Amphibolic role — Krebs intermediates feed biosynthesis. The cycle is amphibolic: α-ketoglutarate is the carbon skeleton for glutamate (and via transamination, other amino acids); oxaloacetate is the precursor of aspartate and (via PEP carboxykinase) of gluconeogenesis; cytoplasmic citrate is cleaved to acetyl-CoA + oxaloacetate to fuel fatty acid synthesis. Removed intermediates must be replenished by anaplerotic reactions — chiefly pyruvate carboxylase (pyruvate + CO2 + ATP → oxaloacetate).
Allosteric regulation — the PDH checkpoint. PDH is the committed step for glucose-derived carbon entering oxidation. It is allosterically inhibited by high acetyl-CoA, NADH and ATP (end-product inhibition), and covalently regulated by reversible phosphorylation: PDH kinase inactivates (when ATP is high); PDH phosphatase reactivates (when Ca2+ rises, e.g. in contracting muscle). PDH thus integrates fast (allosteric) and slow (covalent) energy signals.

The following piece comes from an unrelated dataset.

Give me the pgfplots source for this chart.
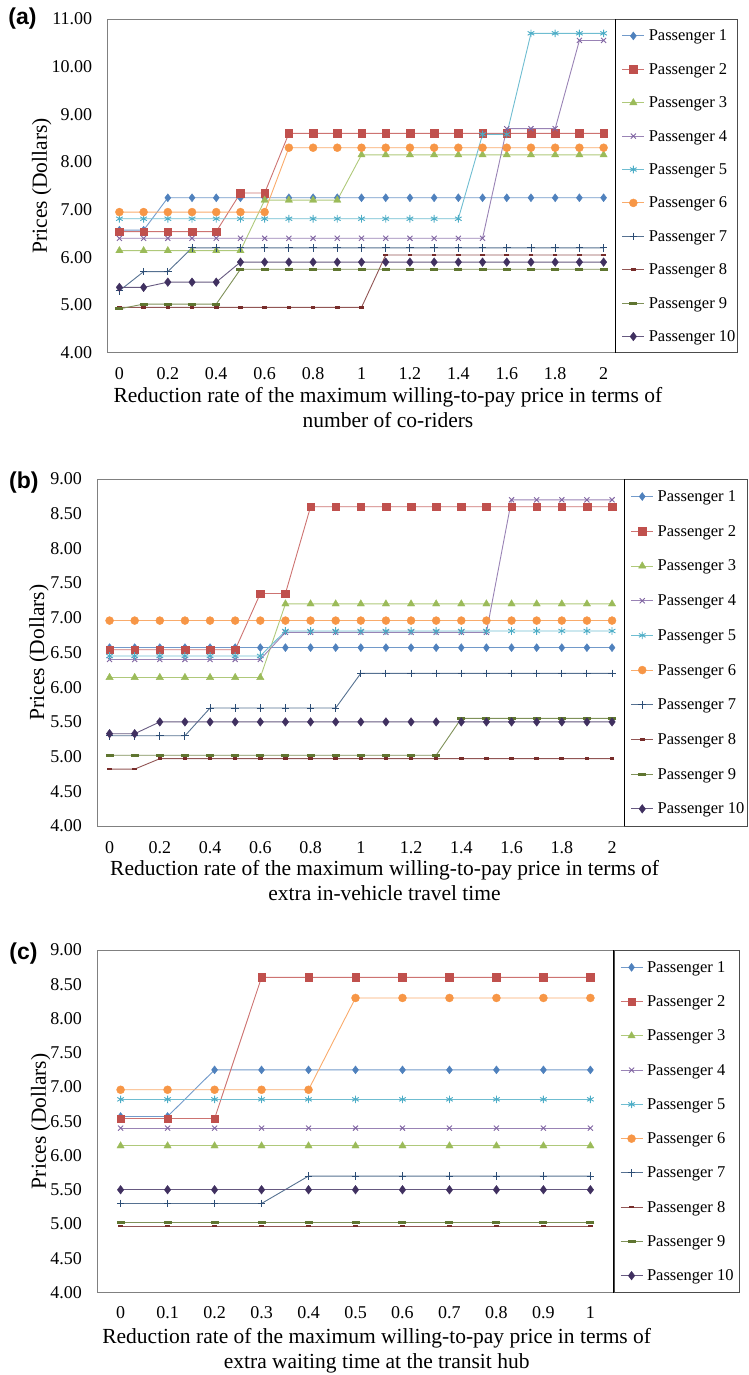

Topic 8 (mitochondrial disease) — Krebs enzyme mutations. SDH-subunit mutations cause familial paraganglioma/phaeochromocytoma: succinate accumulates, inhibits prolyl hydroxylases, and stabilises HIF-1α, driving a pseudohypoxic transcriptional response and tumourigenesis. PDH-complex mutations more commonly cause congenital lactic acidosis with neurological involvement.